PROBLEM STATEMENT: Print word for word the first line of the listing below and every line after it, through the line with "const mainPeakAt = [[200,0.33],[378,0.23]];". Leave out the pictures and the rest.

INFORMATION SUPPLIED:
========================================

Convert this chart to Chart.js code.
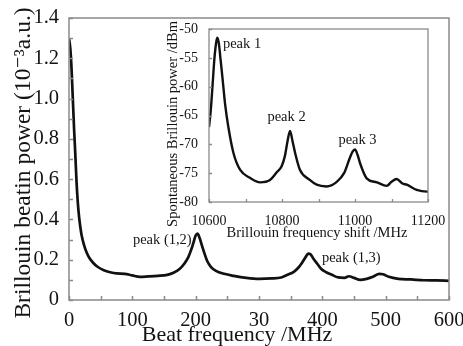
<!DOCTYPE html>
<html><head><meta charset="utf-8">
<script src="https://cdn.jsdelivr.net/npm/chart.js@4/dist/chart.umd.min.js"></script>
<style>
html,body{margin:0;padding:0;background:#fff;}
#wrap{position:relative;width:463px;height:346px;overflow:hidden;}
#main{position:absolute;left:0;top:0;}
#inset{position:absolute;left:150px;top:18px;}
</style></head><body>
<div id="wrap"><canvas id="main" width="463" height="346"></canvas><canvas id="inset" width="300" height="235"></canvas></div>
<script>
// ---- Main chart data (beat spectrum) ----
const beatFreq = [0,2,4,6,8,10,12,14,16,18,20,24,28,32,38,45,55,65,75,88,100,112,125,140,155,165,175,182,188,193,197,200,203,206,210,214,218,224,232,245,260,280,300,320,335,345,355,362,368,373,378,381,386,392,398,405,415,425,435,442,450,460,470,480,490,496,505,520,540,560,580,600];
const beatPower = [1.30,1.25,1.15,1.00,0.85,0.72,0.58,0.48,0.41,0.36,0.32,0.27,0.235,0.21,0.185,0.165,0.148,0.138,0.132,0.13,0.122,0.115,0.117,0.12,0.125,0.135,0.155,0.18,0.21,0.25,0.29,0.32,0.33,0.31,0.27,0.23,0.195,0.165,0.145,0.13,0.12,0.11,0.105,0.107,0.112,0.125,0.14,0.16,0.185,0.21,0.23,0.228,0.205,0.18,0.155,0.14,0.125,0.112,0.11,0.118,0.11,0.10,0.105,0.115,0.13,0.128,0.115,0.105,0.102,0.098,0.097,0.095];
const mainXTickValues = [0,100,200,300,400,500,600];
const mainXTickLabels = ['0','100','200','30','400','500','600'];
const mainYTickValues = [0,0.2,0.4,0.6,0.8,1.0,1.2,1.4];
const mainYTickLabels = ['0','0.2','0.4','0.6','0.8','1.0','1.2','1.4'];
const mainXTitle = 'Beat frequency /MHz';
const mainYTitle = 'Brillouin beatin power (10\u207B\u00B3a.u.)';
const mainPeakLabels = ['peak (1,2)','peak (1,3)'];
const mainPeakAt = [[200,0.33],[378,0.23]];

// ---- Inset data (spontaneous Brillouin spectrum) ----
const shiftFreq = [10600,10605,10610,10615,10620,10623,10627,10632,10637,10644,10653,10667,10685,10712,10740,10767,10785,10799,10808,10815,10822,10829,10836,10849,10877,10895,10922,10950,10970,10985,10993,11000,11007,11014,11032,11060,11087,11100,11114,11130,11142,11169,11197,11200];
const shiftPower = [-67,-64,-59.5,-55,-52.2,-51.5,-52.5,-55.5,-58.5,-63,-67,-71.5,-74.4,-75.8,-76.6,-76.2,-74.9,-73.8,-72,-69.5,-67.7,-69.5,-71.5,-74.4,-76.2,-77.0,-77.3,-76.5,-75,-72.5,-71.3,-70.9,-71.8,-73.3,-75.9,-76.6,-77.2,-76.5,-76.0,-76.8,-77.0,-77.9,-78.2,-78.2];
const insetXTickValues = [10600,10800,11000,11200];
const insetXTickLabels = ['10600','10800','11000','11200'];
const insetYTickValues = [-80,-75,-70,-65,-60,-55,-50];
const insetYTickLabels = ['-80','-75','-70','-65','-60','-55','-50'];
const insetXTitle = 'Brillouin frequency shift /MHz';
const insetYTitle = 'Spontaneous Brillouin power /dBm';
const insetPeakLabels = ['peak 1','peak 2','peak 3'];
const insetPeakAt = [[10623,-51.5],[10822,-67.7],[11000,-70.9]];

const SERIF = "'Liberation Serif','DejaVu Serif',serif";
const INK = '#141414';

function labelFor(values, labels){
  return v => { const i = values.findIndex(t => Math.abs(t - v) < 1e-6); return i >= 0 ? labels[i] : ''; };
}

const decor = {
  id: 'decor',
  afterDraw(chart, args, o){
    const {ctx, chartArea: a, scales: {x, y}} = chart;
    ctx.save();
    ctx.strokeStyle = o.frameColor; ctx.lineWidth = o.frameWidth;
    ctx.strokeRect(a.left, a.top, a.right - a.left, a.bottom - a.top);
    ctx.beginPath();
    x.ticks.forEach(t => { const p = Math.round(x.getPixelForValue(t.value)) + 0.5; ctx.moveTo(p, a.bottom); ctx.lineTo(p, a.bottom - o.tick); });
    y.ticks.forEach(t => { const p = Math.round(y.getPixelForValue(t.value)) + 0.5; ctx.moveTo(a.left, p); ctx.lineTo(a.left + o.tick, p); });
    ctx.stroke();
    ctx.fillStyle = INK;
    ctx.textAlign = 'center'; ctx.textBaseline = 'middle';
    ctx.font = o.xTitleFont;
    ctx.fillText(o.xTitle, o.xTitlePos[0], o.xTitlePos[1]);
    ctx.save();
    ctx.font = o.yTitleFont;
    ctx.translate(o.yTitlePos[0], o.yTitlePos[1]); ctx.rotate(-Math.PI/2);
    ctx.fillText(o.yTitle, 0, 0);
    ctx.restore();
    ctx.font = o.peakFont;
    o.peaks.forEach(pk => {
      const px = x.getPixelForValue(pk.at[0]) + pk.dx;
      const py = y.getPixelForValue(pk.at[1]) + pk.dy;
      ctx.textAlign = pk.align; ctx.textBaseline = 'middle';
      ctx.fillText(pk.text, px, py);
    });
    ctx.restore();
  }
};

function fixX(h){ return s => { s.height = h; s.paddingLeft = 0; s.paddingRight = 0; }; }
function fixY(w){ return s => { s.width = w; s.paddingTop = 0; s.paddingBottom = 0; }; }

new Chart(document.getElementById('main'), {
  type: 'line',
  data: { datasets: [{
    data: beatFreq.map((f, i) => ({x: f, y: beatPower[i]})),
    borderColor: '#111', borderWidth: 2.7, pointRadius: 0, cubicInterpolationMode: 'monotone', fill: false
  }]},
  options: {
    responsive: false, animation: false, devicePixelRatio: 1,
    layout: { padding: { top: 18, right: 14, left: 0, bottom: 0 } },
    plugins: {
      legend: { display: false }, tooltip: { enabled: false },
      decor: {
        frameColor: '#8a8a8a', frameWidth: 1.5, tick: 4,
        xTitleFont: '22px ' + SERIF, yTitleFont: '23.5px ' + SERIF, peakFont: '14.5px ' + SERIF,
        xTitle: mainXTitle, xTitlePos: [237, 335],
        yTitle: mainYTitle, yTitlePos: [24, 163],
        peaks: [
          {text: mainPeakLabels[0], at: mainPeakAt[0], dx: -4, dy: 6.5, align: 'right'},
          {text: mainPeakLabels[1], at: mainPeakAt[1], dx: 13.5, dy: 4.5, align: 'left'}
        ]
      }
    },
    scales: {
      x: { type: 'linear', min: 0, max: 600,
        grid: { display: false }, border: { display: false },
        ticks: { stepSize: 50, autoSkip: false, maxRotation: 0, padding: 0, color: INK,
          font: { family: SERIF, size: 20.5 }, callback: labelFor(mainXTickValues, mainXTickLabels) },
        afterFit: fixX(46) },
      y: { type: 'linear', min: 0, max: 1.4,
        grid: { display: false }, border: { display: false },
        ticks: { stepSize: 0.1, autoSkip: false, padding: 2, color: INK,
          font: { family: SERIF, size: 20.5 }, callback: labelFor(mainYTickValues, mainYTickLabels) },
        afterFit: fixY(69) }
    }
  },
  plugins: [decor]
});

new Chart(document.getElementById('inset'), {
  type: 'line',
  data: { datasets: [{
    data: shiftFreq.map((f, i) => ({x: f, y: shiftPower[i]})),
    borderColor: '#111', borderWidth: 2.4, pointRadius: 0, cubicInterpolationMode: 'monotone', fill: false
  }]},
  options: {
    responsive: false, animation: false, devicePixelRatio: 1,
    layout: { padding: { top: 11, right: 22, left: 0, bottom: 0 } },
    plugins: {
      legend: { display: false }, tooltip: { enabled: false },
      decor: {
        frameColor: '#8a8a8a', frameWidth: 1.3, tick: 3,
        xTitleFont: '14.5px ' + SERIF, yTitleFont: '14.5px ' + SERIF, peakFont: '14.5px ' + SERIF,
        xTitle: insetXTitle, xTitlePos: [167, 215],
        yTitle: insetYTitle, yTitlePos: [23, 106],
        peaks: [
          {text: insetPeakLabels[0], at: insetPeakAt[0], dx: 5.5, dy: 6.5, align: 'left'},
          {text: insetPeakLabels[1], at: insetPeakAt[1], dx: -3.5, dy: -14, align: 'center'},
          {text: insetPeakLabels[2], at: insetPeakAt[2], dx: 2.5, dy: -9.5, align: 'center'}
        ]
      }
    },
    scales: {
      x: { type: 'linear', min: 10600, max: 11200,
        grid: { display: false }, border: { display: false },
        ticks: { stepSize: 100, autoSkip: false, maxRotation: 0, padding: 3, color: INK,
          font: { family: SERIF, size: 14 }, callback: labelFor(insetXTickValues, insetXTickLabels) },
        afterFit: fixX(51) },
      y: { type: 'linear', min: -80, max: -50,
        grid: { display: false }, border: { display: false },
        ticks: { stepSize: 5, autoSkip: false, padding: 3, color: INK,
          font: { family: SERIF, size: 14 }, callback: labelFor(insetYTickValues, insetYTickLabels) },
        afterFit: fixY(59) }
    }
  },
  plugins: [decor]
});
</script>
</body></html>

========================================

RESULT OF THE TASK:
Convert this chart to Chart.js code.
<!DOCTYPE html>
<html><head><meta charset="utf-8">
<script src="https://cdn.jsdelivr.net/npm/chart.js@4/dist/chart.umd.min.js"></script>
<style>
html,body{margin:0;padding:0;background:#fff;}
#wrap{position:relative;width:463px;height:346px;overflow:hidden;}
#main{position:absolute;left:0;top:0;}
#inset{position:absolute;left:150px;top:18px;}
</style></head><body>
<div id="wrap"><canvas id="main" width="463" height="346"></canvas><canvas id="inset" width="300" height="235"></canvas></div>
<script>
// ---- Main chart data (beat spectrum) ----
const beatFreq = [0,2,4,6,8,10,12,14,16,18,20,24,28,32,38,45,55,65,75,88,100,112,125,140,155,165,175,182,188,193,197,200,203,206,210,214,218,224,232,245,260,280,300,320,335,345,355,362,368,373,378,381,386,392,398,405,415,425,435,442,450,460,470,480,490,496,505,520,540,560,580,600];
const beatPower = [1.30,1.25,1.15,1.00,0.85,0.72,0.58,0.48,0.41,0.36,0.32,0.27,0.235,0.21,0.185,0.165,0.148,0.138,0.132,0.13,0.122,0.115,0.117,0.12,0.125,0.135,0.155,0.18,0.21,0.25,0.29,0.32,0.33,0.31,0.27,0.23,0.195,0.165,0.145,0.13,0.12,0.11,0.105,0.107,0.112,0.125,0.14,0.16,0.185,0.21,0.23,0.228,0.205,0.18,0.155,0.14,0.125,0.112,0.11,0.118,0.11,0.10,0.105,0.115,0.13,0.128,0.115,0.105,0.102,0.098,0.097,0.095];
const mainXTickValues = [0,100,200,300,400,500,600];
const mainXTickLabels = ['0','100','200','30','400','500','600'];
const mainYTickValues = [0,0.2,0.4,0.6,0.8,1.0,1.2,1.4];
const mainYTickLabels = ['0','0.2','0.4','0.6','0.8','1.0','1.2','1.4'];
const mainXTitle = 'Beat frequency /MHz';
const mainYTitle = 'Brillouin beatin power (10\u207B\u00B3a.u.)';
const mainPeakLabels = ['peak (1,2)','peak (1,3)'];
const mainPeakAt = [[200,0.33],[378,0.23]];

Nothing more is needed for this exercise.